Women physicians in the
21st century are benefiting from the career paths carved out since the
mid-19th century by a long line of American women. Some early physicians
featured in the exhibition are Matilda Evans, the first African American
physician to be licensed in South Carolina, and Florence Sabin, one of
the earliest woman physicians to work as a research scientist. Among the
many other doctors whose stories appear in the exhibition are Antonia
Novello, the first woman Surgeon General of the United States, and
Catherine DeAngelis, the first woman to be appointed editor of the
Journal of the American Medical Association.
Overview of Exhibition Themes
The exhibition begins by
addressing the struggle women waged in America beginning in the mid 19th
century to gain access to medical education after being shut out when
medicine became established as a formal profession. Among the first
generation to challenge assumptions about women’s intellectual abilities
and traditional responsibilities were Elizabeth Blackwell, the first
woman to earn an M.D. degree in America, and Mary Putnam Jacobi, a
medical scientist trained in Paris who was the first woman elected to
the New York Academy of Medicine.
Women of color also faced financial hardship and racism when building
their careers. Among women who went on to make remarkable contributions
despite these obstacles is Matilda Evans, the first African American
woman to be licensed as a physician in the state of South Carolina. In
1901, she established Columbia, South Carolina’s first black hospital,
and her survey of the health of black school children became the basis
for a permanent medical examination program in South Carolina public
schools.
By the early 20th century, women had made impressive inroads into the
medical profession, but they were still discouraged from working in
certain specialties and from pursuing scientific research. Women
physicians created their own opportunities by founding new specialties
and focusing on issues that in the past had received little attention.

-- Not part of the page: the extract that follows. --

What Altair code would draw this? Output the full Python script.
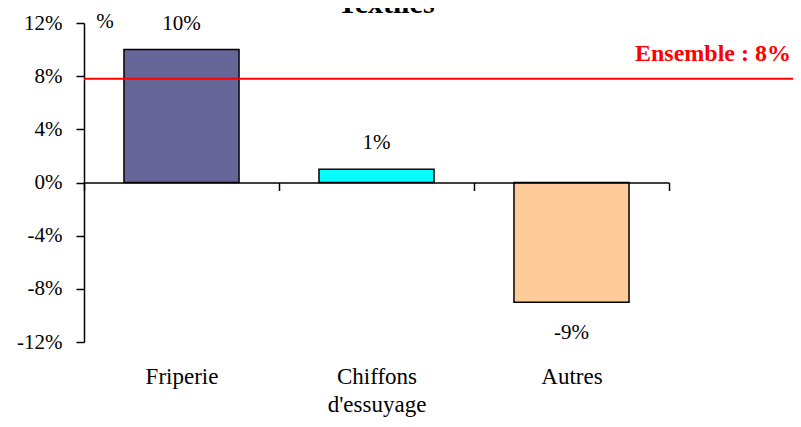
import altair as alt
import pandas as pd

categories = ["Friperie", "Chiffons|d'essuyage", "Autres"]
values = [10, 1, -9]
colors = ["#666699", "#00FFFF", "#FFCC99"]
ensemble = 7.8
ensemble_label = "Ensemble : 8%"
title_text = "Textiles"
unit_text = "%"
y_ticks = [-12, -8, -4, 0, 4, 8, 12]

df = pd.DataFrame({"cat": categories, "value": values, "color": colors})

W, H = 585, 319
FONT = "Liberation Serif, Times New Roman, serif"

xenc = alt.X(
    "cat:N",
    sort=categories,
    scale=alt.Scale(paddingInner=0, paddingOuter=0),
    axis=alt.Axis(
        title=None,
        orient="bottom",
        offset=-H / 2,
        tickBand="extent",
        tickSize=8,
        tickColor="black",
        tickWidth=1.5,
        domainColor="black",
        domainWidth=1.5,
        labelFont=FONT,
        labelFontSize=23,
        labelColor="black",
        labelPadding=175,
        labelBaseline="top",
        labelLineHeight=28,
        labelAngle=0,
        labelExpr="split(datum.label, '|')",
        zindex=1,
    ),
)
yscale = alt.Scale(domain=[-12, 12], nice=False, zero=False)
yenc = alt.Y(
    "value:Q",
    scale=yscale,
    axis=alt.Axis(
        title=None,
        values=y_ticks,
        labelExpr="datum.value + '%'",
        labelFont=FONT,
        labelFontSize=21,
        labelColor="black",
        labelPadding=14,
        tickSize=8,
        tickColor="black",
        tickWidth=1.5,
        domainColor="black",
        domainWidth=1.5,
        grid=False,
    ),
)

base = alt.Chart(df)

bars = base.mark_bar(stroke="black", strokeWidth=1.5, width=alt.RelativeBandSize(0.59)).encode(
    x=xenc,
    y=yenc,
    color=alt.Color("color:N", scale=None),
)

lbl_pos = base.transform_filter("datum.value >= 0").transform_calculate(
    lbl="datum.value + '%'"
).mark_text(font=FONT, fontSize=21, color="black", dy=-26, baseline="middle").encode(
    x=alt.X("cat:N", sort=categories), y=alt.Y("value:Q", scale=yscale), text="lbl:N"
)
lbl_neg = base.transform_filter("datum.value < 0").transform_calculate(
    lbl="datum.value + '%'"
).mark_text(font=FONT, fontSize=21, color="black", dy=31, baseline="middle").encode(
    x=alt.X("cat:N", sort=categories), y=alt.Y("value:Q", scale=yscale), text="lbl:N"
)

ens_df = pd.DataFrame({"v": [ensemble], "t": [ensemble_label]})
ens_rule = alt.Chart(ens_df).mark_rule(color="#FF0000", strokeWidth=2).encode(
    y=alt.Y("v:Q", scale=yscale), x=alt.value(0), x2=alt.value(W + 124)
)
ens_text = alt.Chart(ens_df).mark_text(
    font=FONT, fontSize=24, fontWeight="bold", color="#FF0000", align="right", baseline="middle", dy=-25
).encode(y=alt.Y("v:Q", scale=yscale), x=alt.value(707), text="t:N")

misc_df = pd.DataFrame({"title": [title_text], "unit": [unit_text]})
title_mark = alt.Chart(misc_df).mark_text(
    font=FONT, fontSize=30, fontWeight="bold", color="black", align="center", baseline="alphabetic"
).encode(x=alt.value(302), y=alt.value(-10.5), text="title:N")
unit_mark = alt.Chart(misc_df).mark_text(
    font=FONT, fontSize=21, color="black", align="center", baseline="middle"
).encode(x=alt.value(21), y=alt.value(-1), text="unit:N")

chart = alt.layer(bars, lbl_pos, lbl_neg, ens_rule, ens_text, title_mark, unit_mark).properties(
    width=W,
    height=H,
    autosize=alt.AutoSizeParams(type="none"),
    padding={"left": 76, "top": 15, "right": 124, "bottom": 76},
    background="white",
).configure_view(stroke=None)

chart.save("out.html", embed_options={"renderer": "svg", "actions": False})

Alice Hamilton studied the effects of industrial metals and chemicals on
the body and advocated for public health protection for workers.
Virginia Apgar developed the first standardized way to evaluate a
newborn’s condition through ranking five vital signs, and Helen Taussig
helped develop an operation to compensate for heart defects in newborns,
paving the way for the development of adult open heart surgery.
Women physicians have made breakthrough discoveries that benefit
everyone. They have brought new perspectives that are reshaping patient
care, medical education, and public health policies. Barbara Barlow
worked to make playgrounds in Harlem safe for children. Lori Arviso
Alvord, the first Navajo woman to become a board certified surgeon,
combines conventional Western medicine with traditional healing
practices, and Katherine Flores works to increase the number of Latina
women in the profession. Susan Briggs has devoted her career to medical
emergencies in the U.S. and abroad, including the response to the
September 11, 2001, attacks on the World Trade Center in New York.
What about the physicians of the future? This exhibition offers role
models such as Antonia Novello, the first woman and first Hispanic
Surgeon General of the United States, Catherine DeAngelis, the first
woman editor of the Journal of the American Medical Association, and
many more remarkable women physicians, whose lives and achievements may
inspire people who view this exhibition to follow in their footsteps
through a career in medicine, or to nurture their special talents and
contribute to the world in other ways.